15 kN m + RA × 5 m + 10 kN × 1 m = 30 kN m

i.e. 5RA = 30 − 10 − 15 = 5

from which, RA = 5/5 = 1 kN

Resolving forces vertically gives:

RA + RB = 10 kN

i.e. 1 + RB = 10

from which, RB = 10 − 1 = 9 kN

For the span C to A, see Figure(b)

Bending moment (BM)

At x, M = 15 kN m (constant) .....(6.15)

Shearing force (SF) At x = 0, F= 0 kN ......(6.16)

For the span A to D, see Figure(c)

Bending moment (BM)

At x, M = 15 kN m + RA × (x − 2)

15 + 1(x − 2)

15 + x − 2

i.e. M = 13 + x (a straight line) ......(6.17)

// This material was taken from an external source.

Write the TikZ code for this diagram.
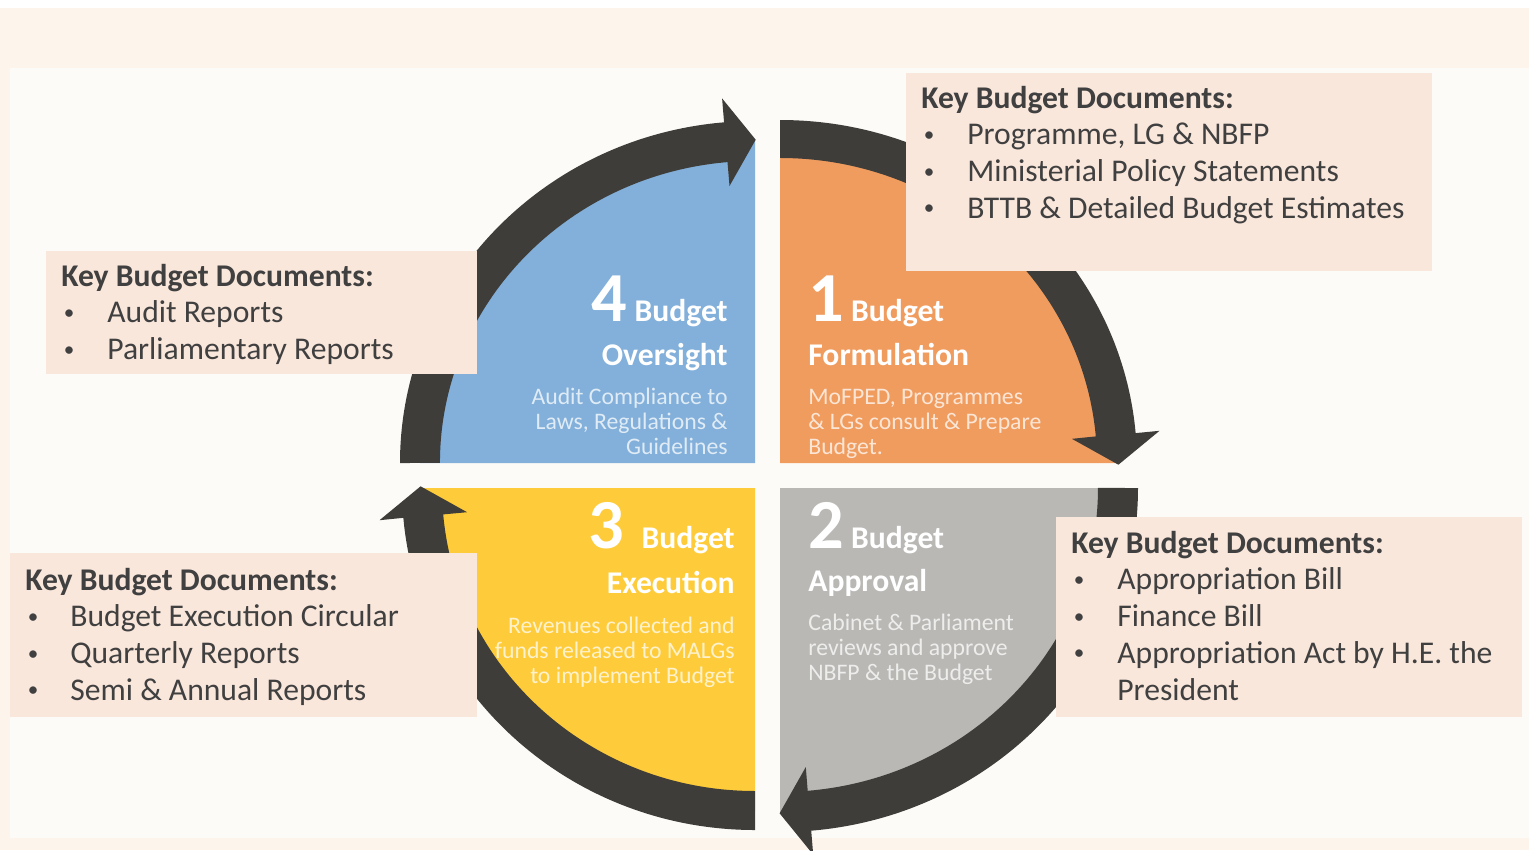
\documentclass[tikz,border=0pt]{standalone}
\usepackage{fontspec}
\setmainfont{Carlito}
\usepackage{xcolor}
\usepackage{tikz}

\definecolor{pagepeach}{HTML}{FDF4EC}
\definecolor{panelwhite}{HTML}{FDFBF8}
\definecolor{boxpeach}{HTML}{FAE7DC}
\definecolor{cycledark}{HTML}{3F3D39}
\definecolor{oversightblue}{HTML}{82B0DA}
\definecolor{formorange}{HTML}{F09C5F}
\definecolor{approvalgray}{HTML}{B9B8B5}
\definecolor{execyellow}{HTML}{FECC3A}
\definecolor{keytext}{HTML}{404040}

\tikzset{
  keybox/.style={fill=boxpeach},
  keylist/.style={inner sep=0pt, text=keytext, font=\fontsize{18}{21}\selectfont},
  stagehead/.style={inner sep=0pt, text=white, font=\bfseries\fontsize{18}{21}\selectfont},
  stagedesc/.style={inner sep=0pt, text=white, text opacity=0.75, font=\fontsize{13.5}{14.3}\selectfont},
}
\newcommand\stagedigit{\fontsize{40}{40}\selectfont}
\newcommand\keybullet{\hspace{1.5pt}\raisebox{0.12em}{\fontsize{12}{12}\selectfont\textbullet}}

\begin{document}
\begin{tikzpicture}[x=0.02cm, y=0.02cm]
\useasboundingbox (0,0) rectangle (1529,-850);
% page and panel
\fill[white] (0,0) rectangle (1529,-850);
\fill[pagepeach] (0,-8) rectangle (1529,-850);
\fill[panelwhite] (10,-68) rectangle (1529,-838);

% the four stages
\fill[oversightblue] (755,-463) -- (420,-463) arc[start angle=180, end angle=90, x radius=335, y radius=322] -- cycle;
\fill[formorange] (780,-463) -- (780,-139) arc[start angle=90, end angle=0, x radius=337, y radius=324] -- cycle;
\fill[approvalgray] (780,-488) -- (1118,-488) arc[start angle=0, end angle=-90, x radius=338, y radius=324] -- cycle;
\fill[execyellow] (755,-488) -- (755,-811) arc[start angle=-90, end angle=-180, x radius=333, y radius=323] -- cycle;

% cycle arrows, clockwise
\fill[cycledark] (400,-463) arc[start angle=180, end angle=95, x radius=355, y radius=342]
  -- (722.1,-98.4) -- (755.7,-139.7) -- (729.5,-186.0) -- (727.5,-162.1)
  arc[start angle=95, end angle=180, x radius=315, y radius=302] -- cycle;
\fill[cycledark] (780,-120) arc[start angle=90, end angle=5, x radius=357, y radius=343]
  -- (1159.5,-430.8) -- (1118.4,-464.7) -- (1071.9,-438.8) -- (1095.8,-436.4)
  arc[start angle=5, end angle=90, x radius=317, y radius=305] -- cycle;
\fill[cycledark] (1138,-488) arc[start angle=0, end angle=-85, x radius=358, y radius=344]
  -- (813.2,-854.6) -- (779.6,-813.3) -- (805.8,-767.0) -- (807.7,-790.8)
  arc[start angle=-85, end angle=0, x radius=318, y radius=304] -- cycle;
\fill[cycledark] (755,-830) arc[start angle=-90, end angle=-175, x radius=353, y radius=342]
  -- (379.5,-520.2) -- (420.6,-486.3) -- (467.1,-512.2) -- (443.2,-514.4)
  arc[start angle=-175, end angle=-90, x radius=313, y radius=303] -- cycle;

% stage labels
\node[stagehead, anchor=base east] (overhead) at (728,-321) {{\stagedigit 4} Budget};
\node[stagehead, anchor=base east] (overtitle) at (728,-365) {Oversight};
\node[stagedesc, anchor=base east] (overdesc) at (728,-404) {\begin{tabular}[t]{@{}r@{}}Audit Compliance to\\Laws, Regulations \&\\Guidelines\end{tabular}};

\node[stagehead, anchor=base west] (formhead) at (808,-321) {{\stagedigit 1} Budget};
\node[stagehead, anchor=base west] (formtitle) at (808,-365) {Formulation};
\node[stagedesc, anchor=base west] (formdesc) at (808,-404) {\begin{tabular}[t]{@{}l@{}}MoFPED, Programmes\\\& LGs consult \& Prepare\\Budget.\end{tabular}};

\node[stagehead, anchor=base west] (apprhead) at (808,-548) {{\stagedigit 2} Budget};
\node[stagehead, anchor=base west] (apprtitle) at (808,-591) {Approval};
\node[stagedesc, anchor=base west] (apprdesc) at (808,-630) {\begin{tabular}[t]{@{}l@{}}Cabinet \& Parliament\\reviews and approve\\NBFP \& the Budget\end{tabular}};

\node[stagehead, anchor=base east] (exechead) at (735,-548) {{\stagedigit 3}\hspace{6pt} Budget};
\node[stagehead, anchor=base east] (exectitle) at (735,-593) {Execution};
\node[stagedesc, anchor=base east] (execdesc) at (735,-633) {\begin{tabular}[t]{@{}r@{}}Revenues collected and\\funds released to MALGs\\to implement Budget\end{tabular}};

% key documents
\fill[keybox] (906,-73) rectangle (1432,-271);
\fill[keybox] (46,-251) rectangle (477,-374);
\fill[keybox] (10,-553) rectangle (477,-717);
\fill[keybox] (1056,-517) rectangle (1522,-717);

\node[keylist, anchor=base west] (formdocs) at (921,-108) {\begin{tabular}[t]{@{}p{0.92cm}@{}l@{}}
\multicolumn{2}{@{}l@{}}{\bfseries Key Budget Documents:}\\
\keybullet & Programme, LG \& NBFP\\
\keybullet & Ministerial Policy Statements\\
\keybullet & BTTB \& Detailed Budget Estimates
\end{tabular}};
\node[keylist, anchor=base west] (overdocs) at (61,-286) {\begin{tabular}[t]{@{}p{0.92cm}@{}l@{}}
\multicolumn{2}{@{}l@{}}{\bfseries Key Budget Documents:}\\
\keybullet & Audit Reports\\
\keybullet & Parliamentary Reports
\end{tabular}};
\node[keylist, anchor=base west] (execdocs) at (25,-590) {\begin{tabular}[t]{@{}p{0.9cm}@{}l@{}}
\multicolumn{2}{@{}l@{}}{\bfseries Key Budget Documents:}\\
\keybullet & Budget Execution Circular\\
\keybullet & Quarterly Reports\\
\keybullet & Semi \& Annual Reports
\end{tabular}};
\node[keylist, anchor=base west] (apprdocs) at (1071,-553) {\begin{tabular}[t]{@{}p{0.92cm}@{}l@{}}
\multicolumn{2}{@{}l@{}}{\bfseries Key Budget Documents:}\\
\keybullet & Appropriation Bill\\
\keybullet & Finance Bill\\
\keybullet & Appropriation Act by H.E. the\\
 & President
\end{tabular}};
\end{tikzpicture}
\end{document}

At A, x = 2 m, therefore MA = 13 + 2 = 15 kN m

At D, x = 4 m, therefore MD(−) = 13 + 4

= 17 kN m

Note that MD(−) means that M is calculated to the left of D

Shearing force (SF)

At x, F = 1 kN (constant) ......(6.18)

For the span D to B, see Figure (d)

Bending moment (BM)

At x, M = 15 kN m + 1 kN m × (x − 2) − 30 kN m

= 15 + x − 2 − 30

i.e. M = x − 17 (a straight line) .......(6.19)

At D, x = 4 m, therefore MD(+) = 4 − 17 = −13 kN m

Note that MD(+) means that M is calculated just to the right of D.

At B, x = 7 m, therefore MB(−) = 7 − 17 = −10 kN m

Shearing force (SF) At x, F= −1 kN (constant) ......(6.20)

For the span B to E, see Figure (e).

In this case we will consider the right of the beam as there is only one force to the right of the section at x.

M = −10×(8 − x)= −80 + 10x (a straight line)

At x, F = 10 kN (positive as the right hand is going down, and constant) Plotting the above equations for the various spans, results in the bending moment and shearing force diagrams of Figure(f).